Wind and Berthing in the Ionian
Sailing in the Ionian sea around the Sail the Blue charter base at Corfu, down to Paxos, Lefkas and further afield offers some of the very best sailing available on the planet and certainly the very best in Europe for your average sailor. Our team have shared some hints and tips for you below;
Berthing in Corfu and the surrounding areas, much like most of the Med is normally conducted ‘stern to’, this is very straightforward to do. Simply check the harbour wall of choice has the depth under it and mooring rings or somewhere else to tie you lines to. Put a line on each quarter and prepare to drop anchor. Position the boat about 4 boat lengths from the wall and in a straight line reverse to the wall whilst deploying the anchor. When you reach the wall step off the windward quarter and tie the line up, repeat with the leeward line, adjust and presto! You’re done.

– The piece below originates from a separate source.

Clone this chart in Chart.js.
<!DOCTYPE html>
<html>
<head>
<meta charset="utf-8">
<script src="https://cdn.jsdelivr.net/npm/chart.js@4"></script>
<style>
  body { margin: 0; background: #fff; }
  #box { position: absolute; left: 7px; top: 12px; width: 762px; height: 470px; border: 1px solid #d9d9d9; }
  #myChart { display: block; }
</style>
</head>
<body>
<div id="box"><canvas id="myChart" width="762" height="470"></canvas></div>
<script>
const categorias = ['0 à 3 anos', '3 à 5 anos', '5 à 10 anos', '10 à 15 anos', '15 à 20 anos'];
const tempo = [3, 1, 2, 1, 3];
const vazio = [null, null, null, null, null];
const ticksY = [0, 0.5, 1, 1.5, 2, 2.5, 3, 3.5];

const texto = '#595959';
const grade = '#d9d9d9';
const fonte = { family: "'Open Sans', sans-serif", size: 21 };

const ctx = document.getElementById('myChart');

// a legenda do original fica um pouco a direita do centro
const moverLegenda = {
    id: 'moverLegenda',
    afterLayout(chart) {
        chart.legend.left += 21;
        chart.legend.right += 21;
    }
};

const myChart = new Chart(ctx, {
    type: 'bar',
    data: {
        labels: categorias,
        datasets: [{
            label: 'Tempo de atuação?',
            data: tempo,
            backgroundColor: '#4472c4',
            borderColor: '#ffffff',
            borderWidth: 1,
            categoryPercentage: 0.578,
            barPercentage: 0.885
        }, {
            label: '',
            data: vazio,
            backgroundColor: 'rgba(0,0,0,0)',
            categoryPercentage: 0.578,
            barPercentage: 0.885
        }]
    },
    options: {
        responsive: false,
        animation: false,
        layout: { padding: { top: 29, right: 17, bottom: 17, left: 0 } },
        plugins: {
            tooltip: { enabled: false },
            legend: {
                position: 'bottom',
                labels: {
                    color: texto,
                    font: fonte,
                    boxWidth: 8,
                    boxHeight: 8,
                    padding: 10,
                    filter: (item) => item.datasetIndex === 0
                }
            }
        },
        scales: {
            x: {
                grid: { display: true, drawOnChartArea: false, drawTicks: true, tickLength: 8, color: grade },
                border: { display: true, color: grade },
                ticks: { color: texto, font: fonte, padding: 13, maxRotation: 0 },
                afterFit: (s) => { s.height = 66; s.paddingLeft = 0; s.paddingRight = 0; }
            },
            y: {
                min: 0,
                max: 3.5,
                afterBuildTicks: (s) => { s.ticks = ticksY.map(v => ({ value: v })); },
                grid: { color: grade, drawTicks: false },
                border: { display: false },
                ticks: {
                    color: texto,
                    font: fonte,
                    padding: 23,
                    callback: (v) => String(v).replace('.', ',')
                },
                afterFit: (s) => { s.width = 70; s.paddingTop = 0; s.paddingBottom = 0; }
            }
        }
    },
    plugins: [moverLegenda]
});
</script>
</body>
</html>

In some of the bigger harbours and more upmarket yacht clubs you will see little floating buoys off the ends of the berths and a thin rope going from the harbour wall to the sea floor. This procedure is exactly the same except a permanent anchor is already waiting for you. Repeat the above but this instead of dropping anchor have a crew member pick up the line and walk it to the bow where they will find it attaches to a mooring rope and again, presto, you’re done. Most areas with this will except you to pay a fee.
When anchoring you can rest assured that in most cases you are free to anchor in the Ionian, there are some exceptions which will be marked on your charts. Most bays in the area offer good depth not far from the shoreline and the bottom is usually composed of mud or sand usually with some foliage. Where you find a buoy unless its otherwise marked then often you can use it but you should always ask the permission of any local taverna or shop it might belong to and if they ask you to, then simply move along.

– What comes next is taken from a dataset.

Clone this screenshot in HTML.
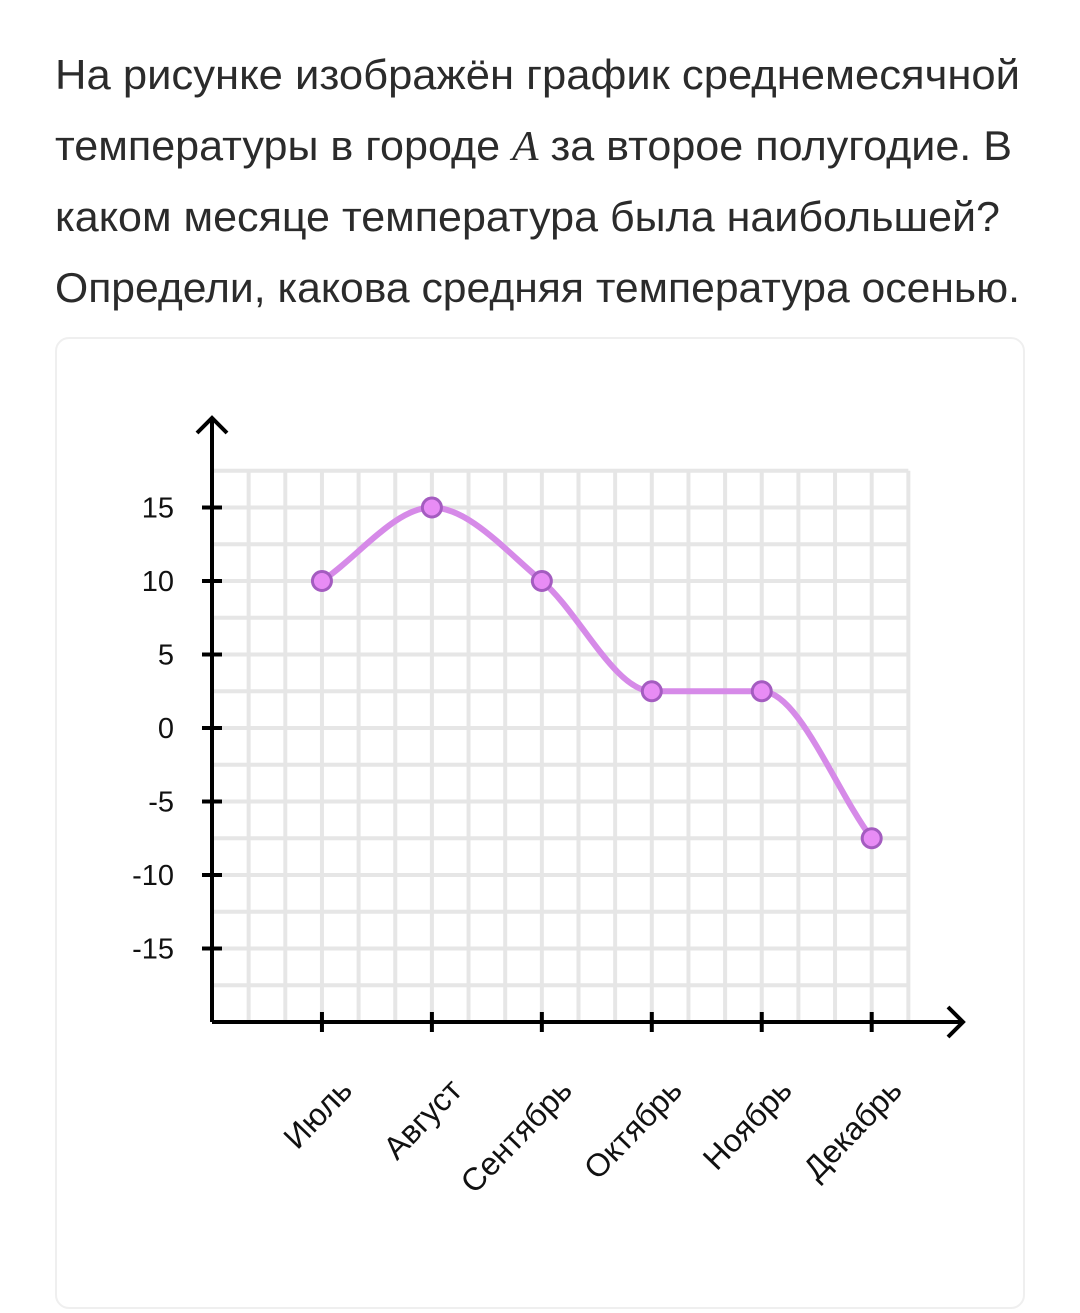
<!DOCTYPE html>
<html><head><meta charset="utf-8"><style>
body{margin:0;width:1080px;height:1313px;background:#fff;overflow:hidden;font-family:"Liberation Sans","DejaVu Sans",sans-serif}
.q{position:absolute;left:55px;top:40px;font-size:42px;line-height:70.5px;color:#2b2b2b}
.q span{display:block;white-space:nowrap;transform-origin:0 50%;width:max-content}
.card{position:absolute;left:55px;top:337px;width:970px;height:972px;border:2px solid #efefef;border-radius:14px;box-sizing:border-box}
svg{position:absolute;left:0;top:0}
</style></head><body>
<div class="q">
<span data-w="965">На рисунке изображён график среднемесячной</span>
<span data-w="957">температуры в городе <i style="font-family:'Liberation Serif',serif">A</i> за второе полугодие. В</span>
<span data-w="945">каком месяце температура была наибольшей?</span>
<span data-w="965">Определи, какова средняя температура осенью.</span>
</div>
<div class="card"></div>
<svg width="1080" height="1313">
<g id="grid"></g><g id="axes"></g><g id="series"></g><g id="labels"></g>
</svg>
<script>
document.querySelectorAll('.q span').forEach(s=>{const w=s.getBoundingClientRect().width;s.style.transform=`scaleX(${(+s.dataset.w)/w})`;});
const months=["Июль","Август","Сентябрь","Октябрь","Ноябрь","Декабрь"];
const temps=[10,15,10,2.5,2.5,-7.5];
const yTicks=[15,10,5,0,-5,-10,-15];
const NS="http://www.w3.org/2000/svg";
const x0=212,cell=36.65,y0=728,uPx=14.7;
const X=i=>x0+cell*3*(i+1);
const Y=v=>y0-v*uPx;
function mk(t,a,p){const e=document.createElementNS(NS,t);for(const k in a)e.setAttribute(k,a[k]);p.appendChild(e);return e;}
const g=document.getElementById('grid'),ax=document.getElementById('axes'),s=document.getElementById('series'),lb=document.getElementById('labels');
const gTop=Y(17.5),gBot=Y(-20),gRight=x0+cell*19;
for(let i=1;i<=19;i++){const l=mk('line',{x1:x0+cell*i,x2:x0+cell*i,y1:gTop,y2:gBot,stroke:'#e6e6e6','stroke-width':4},g);}
for(let v=17.5;v>-20;v-=2.5){const l=mk('line',{x1:x0,x2:gRight,y1:Y(v),y2:Y(v),stroke:'#e6e6e6','stroke-width':4},g);}
const ya=mk('path',{d:`M${x0} ${gBot} V418 M197 433 L${x0} 418 L227 433`,stroke:'#000','stroke-width':4,fill:'none'},ax);

const xa=mk('path',{d:`M${x0} ${gBot} H963 M948 1007 L963 ${gBot} L948 1037`,stroke:'#000','stroke-width':4,fill:'none'},ax);

yTicks.forEach(v=>{
 const t=mk('line',{x1:x0-10,x2:x0+10,y1:Y(v),y2:Y(v),stroke:'#000','stroke-width':4},ax);
 
 const tx=mk('text',{x:174,y:Y(v)+10,'text-anchor':'end','font-size':29,fill:'#111'},lb);tx.textContent=v;
 
});
months.forEach((m,i)=>{
 const t=mk('line',{x1:X(i),x2:X(i),y1:gBot-10,y2:gBot+10,stroke:'#000','stroke-width':4},ax);
 
 const tx=mk('text',{x:0,y:0,'text-anchor':'end','font-size':32,fill:'#111',transform:`translate(${X(i)+32},1092) rotate(-46)`},lb);tx.textContent=m;
 
});
const px=temps.map((v,i)=>X(i)),py=temps.map(v=>Y(v)),n=temps.length;
const d=[],m=[];for(let i=0;i<n-1;i++)d.push((py[i+1]-py[i])/(px[i+1]-px[i]));
m[0]=d[0];m[n-1]=d[n-2];
for(let i=1;i<n-1;i++){m[i]=(d[i-1]*d[i]<=0)?0:(d[i-1]+d[i])/2;}
for(let i=0;i<n-1;i++){if(d[i]===0){m[i]=0;m[i+1]=0;continue;}const a=m[i]/d[i],b=m[i+1]/d[i],h=a*a+b*b;if(h>9){const t=3/Math.sqrt(h);m[i]=t*a*d[i];m[i+1]=t*b*d[i];}}
let p=`M${px[0]} ${py[0]}`;
for(let i=0;i<n-1;i++){const h=(px[i+1]-px[i])/3;p+=` C${px[i]+h} ${py[i]+m[i]*h} ${px[i+1]-h} ${py[i+1]-m[i+1]*h} ${px[i+1]} ${py[i+1]}`;}
const c=mk('path',{d:p,stroke:'#d68ae8','stroke-width':6,fill:'none'},s);

temps.forEach((v,i)=>{const pt=mk('circle',{cx:X(i),cy:Y(v),r:9.5,fill:'#e88cf5',stroke:'#a45cc0','stroke-width':3},s);
 });
</script>
</body></html>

The whole area is well known for its wind, which is almost reliable enough to set your watch by in the summer months its simple – the mornings will normally have only a limited amount of wind and be very warm, this will usually freshen as the day progresses and in the early afternoon a regular wind will pick up, usually blowing in the same direction and in part its reliability giving reason to why the area is so liked for its sailing. Once you master this wind you will soon see why the area is so popular for sailing.
Squalls are an exception to the rule, they are usually sudden, start and finish very quickly, almost without warning and will regularly catch out the unsuspecting sailor with too much sail up! There is a technique to them, which is straightforward as the rest of sailing this otherwise beautiful area, that is to keep a regular watch for them, look at how they might be affecting other sailing craft for an indication of their strength and always reduce sail if in any doubt (it’s easy to get it back up again!).